The company claims SAS 9 is capable of extracting data faster, from more systems, and of delivering contextualised data to more users than competitors.

The product ships as an integrated set of business intelligence software that pulls information from across any enterprise resource planning (ERP) or customer relationship management (CRM) system.

Further modules, for functions such as market automation and supplier relationship management, will ship later this year.

The enhanced analytics in SAS 9 include predictive and descriptive modelling, forecasting, simulation, optimisation, and the design of experiments.

"The SAS intelligence platform gives users one single version of their data, and can transform that into information and generate reports that show where their business is going," said Jim Goodnight, president and chief executive of SAS.

SAS 9 is aimed at carving a niche for the business intelligence vendor as it seeks to distinguish itself from all manner of competitors, including data warehousing, CRM and ERP rivals.

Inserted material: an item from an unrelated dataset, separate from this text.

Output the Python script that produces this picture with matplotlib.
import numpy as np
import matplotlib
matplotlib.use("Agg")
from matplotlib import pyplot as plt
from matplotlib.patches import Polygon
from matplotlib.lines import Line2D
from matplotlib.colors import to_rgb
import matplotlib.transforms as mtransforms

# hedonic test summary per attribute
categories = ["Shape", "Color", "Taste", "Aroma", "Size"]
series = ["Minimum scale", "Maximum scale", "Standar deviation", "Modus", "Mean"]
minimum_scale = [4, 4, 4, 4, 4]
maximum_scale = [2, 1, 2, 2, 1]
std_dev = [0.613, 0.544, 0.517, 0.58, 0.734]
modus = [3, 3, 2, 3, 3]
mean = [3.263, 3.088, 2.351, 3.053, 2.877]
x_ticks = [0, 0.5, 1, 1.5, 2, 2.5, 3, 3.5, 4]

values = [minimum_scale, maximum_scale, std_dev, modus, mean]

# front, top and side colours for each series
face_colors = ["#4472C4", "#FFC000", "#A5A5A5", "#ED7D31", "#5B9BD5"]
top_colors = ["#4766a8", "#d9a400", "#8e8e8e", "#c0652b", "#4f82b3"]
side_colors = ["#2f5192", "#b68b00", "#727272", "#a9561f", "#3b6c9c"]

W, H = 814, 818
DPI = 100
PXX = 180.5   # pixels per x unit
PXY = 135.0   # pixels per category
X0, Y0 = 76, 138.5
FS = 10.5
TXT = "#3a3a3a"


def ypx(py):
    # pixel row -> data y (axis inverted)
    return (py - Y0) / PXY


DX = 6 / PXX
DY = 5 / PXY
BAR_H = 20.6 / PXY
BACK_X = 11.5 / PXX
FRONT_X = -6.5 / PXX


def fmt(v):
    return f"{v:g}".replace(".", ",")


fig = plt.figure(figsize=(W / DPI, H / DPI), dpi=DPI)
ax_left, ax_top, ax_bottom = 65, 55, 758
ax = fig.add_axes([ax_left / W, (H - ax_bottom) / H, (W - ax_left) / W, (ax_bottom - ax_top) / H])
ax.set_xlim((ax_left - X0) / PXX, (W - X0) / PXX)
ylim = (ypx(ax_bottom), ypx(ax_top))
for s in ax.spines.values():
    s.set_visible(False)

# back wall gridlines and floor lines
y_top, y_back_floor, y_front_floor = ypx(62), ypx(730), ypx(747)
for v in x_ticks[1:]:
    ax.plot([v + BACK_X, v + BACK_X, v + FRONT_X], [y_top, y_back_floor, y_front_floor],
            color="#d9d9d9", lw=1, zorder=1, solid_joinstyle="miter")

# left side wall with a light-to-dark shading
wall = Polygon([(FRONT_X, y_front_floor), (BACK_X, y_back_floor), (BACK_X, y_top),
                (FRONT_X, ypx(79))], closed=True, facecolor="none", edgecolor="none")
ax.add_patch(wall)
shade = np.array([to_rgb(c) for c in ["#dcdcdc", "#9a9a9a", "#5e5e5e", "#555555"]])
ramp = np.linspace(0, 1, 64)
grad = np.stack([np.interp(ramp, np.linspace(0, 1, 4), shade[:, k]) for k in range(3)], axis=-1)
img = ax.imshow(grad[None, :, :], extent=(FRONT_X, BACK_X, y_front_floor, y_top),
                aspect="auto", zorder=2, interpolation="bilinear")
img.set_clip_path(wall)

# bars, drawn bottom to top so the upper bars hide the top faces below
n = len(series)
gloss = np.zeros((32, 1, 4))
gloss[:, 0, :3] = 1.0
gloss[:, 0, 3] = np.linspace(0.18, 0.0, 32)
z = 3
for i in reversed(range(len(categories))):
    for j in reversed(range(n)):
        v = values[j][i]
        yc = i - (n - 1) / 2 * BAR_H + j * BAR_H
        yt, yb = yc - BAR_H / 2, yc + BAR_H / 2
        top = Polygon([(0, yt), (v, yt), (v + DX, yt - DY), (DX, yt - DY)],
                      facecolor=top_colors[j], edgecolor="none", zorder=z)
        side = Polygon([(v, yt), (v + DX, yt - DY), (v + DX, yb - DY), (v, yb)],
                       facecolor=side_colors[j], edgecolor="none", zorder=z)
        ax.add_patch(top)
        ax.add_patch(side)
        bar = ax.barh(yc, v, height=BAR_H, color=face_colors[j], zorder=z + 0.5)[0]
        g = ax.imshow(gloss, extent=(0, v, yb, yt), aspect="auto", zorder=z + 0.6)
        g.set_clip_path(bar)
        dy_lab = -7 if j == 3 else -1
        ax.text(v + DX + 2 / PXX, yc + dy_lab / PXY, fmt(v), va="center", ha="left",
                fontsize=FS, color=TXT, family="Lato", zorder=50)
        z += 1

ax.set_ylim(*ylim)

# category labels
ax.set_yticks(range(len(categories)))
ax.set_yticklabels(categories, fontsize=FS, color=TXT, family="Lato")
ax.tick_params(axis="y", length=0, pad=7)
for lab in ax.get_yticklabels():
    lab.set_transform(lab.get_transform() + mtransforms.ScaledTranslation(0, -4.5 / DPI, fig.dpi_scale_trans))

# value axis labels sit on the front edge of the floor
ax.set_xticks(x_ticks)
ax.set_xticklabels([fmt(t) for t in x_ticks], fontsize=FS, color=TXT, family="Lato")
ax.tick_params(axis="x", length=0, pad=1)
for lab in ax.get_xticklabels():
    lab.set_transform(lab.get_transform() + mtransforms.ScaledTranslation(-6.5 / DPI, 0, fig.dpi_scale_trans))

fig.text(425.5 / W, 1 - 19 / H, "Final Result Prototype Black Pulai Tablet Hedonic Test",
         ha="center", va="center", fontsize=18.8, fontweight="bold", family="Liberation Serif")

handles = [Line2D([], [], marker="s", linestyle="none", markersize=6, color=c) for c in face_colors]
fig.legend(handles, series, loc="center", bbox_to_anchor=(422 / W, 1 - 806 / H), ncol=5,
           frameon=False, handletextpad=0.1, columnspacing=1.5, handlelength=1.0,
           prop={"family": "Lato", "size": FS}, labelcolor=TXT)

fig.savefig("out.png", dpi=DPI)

But the firm is competing in a crowded market, facing direct competition from other business intelligence vendors such as Cognos and Business Objects.

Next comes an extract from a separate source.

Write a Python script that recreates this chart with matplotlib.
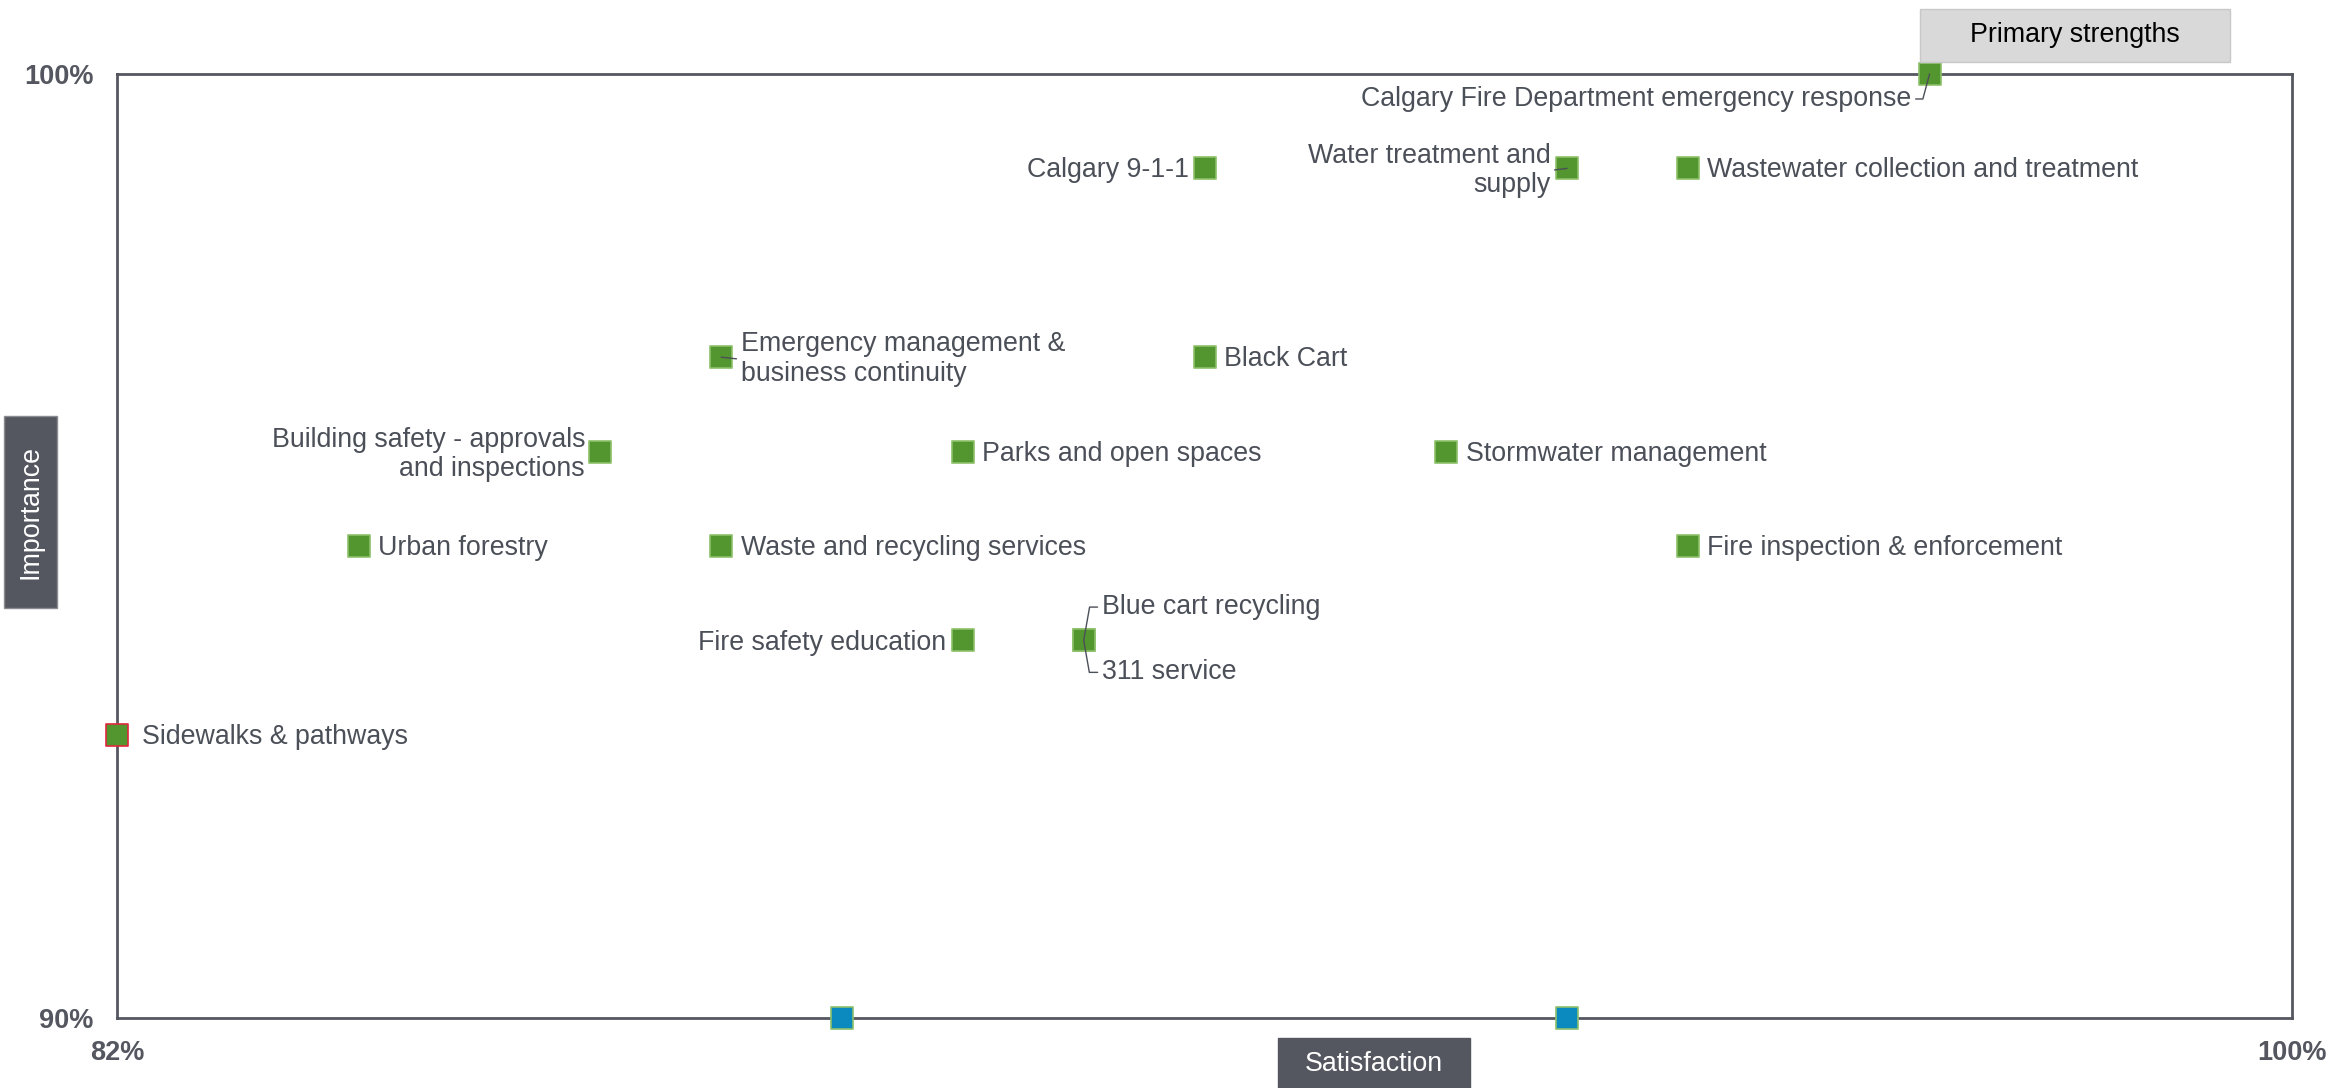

It must also stave off competition from database firms, such as IBM, which push its warehousing capabilities, and ERP vendors such as Oracle and SAP that hold much of the business information.

As firms increasingly collect more data about their customers, the ability to provide context to that data in a way that end users find meaningful becomes increasingly important, said Guy Crease, research director at analyst firm Forrester.

SAS 9 appears to scale well, and improvements to the user interface go some way to meeting these concerns, said Crease.

"In the past, many business intelligence vendors provided user-friendly interfaces at SAS's expense. They've traditionally been strong in analytics," he added.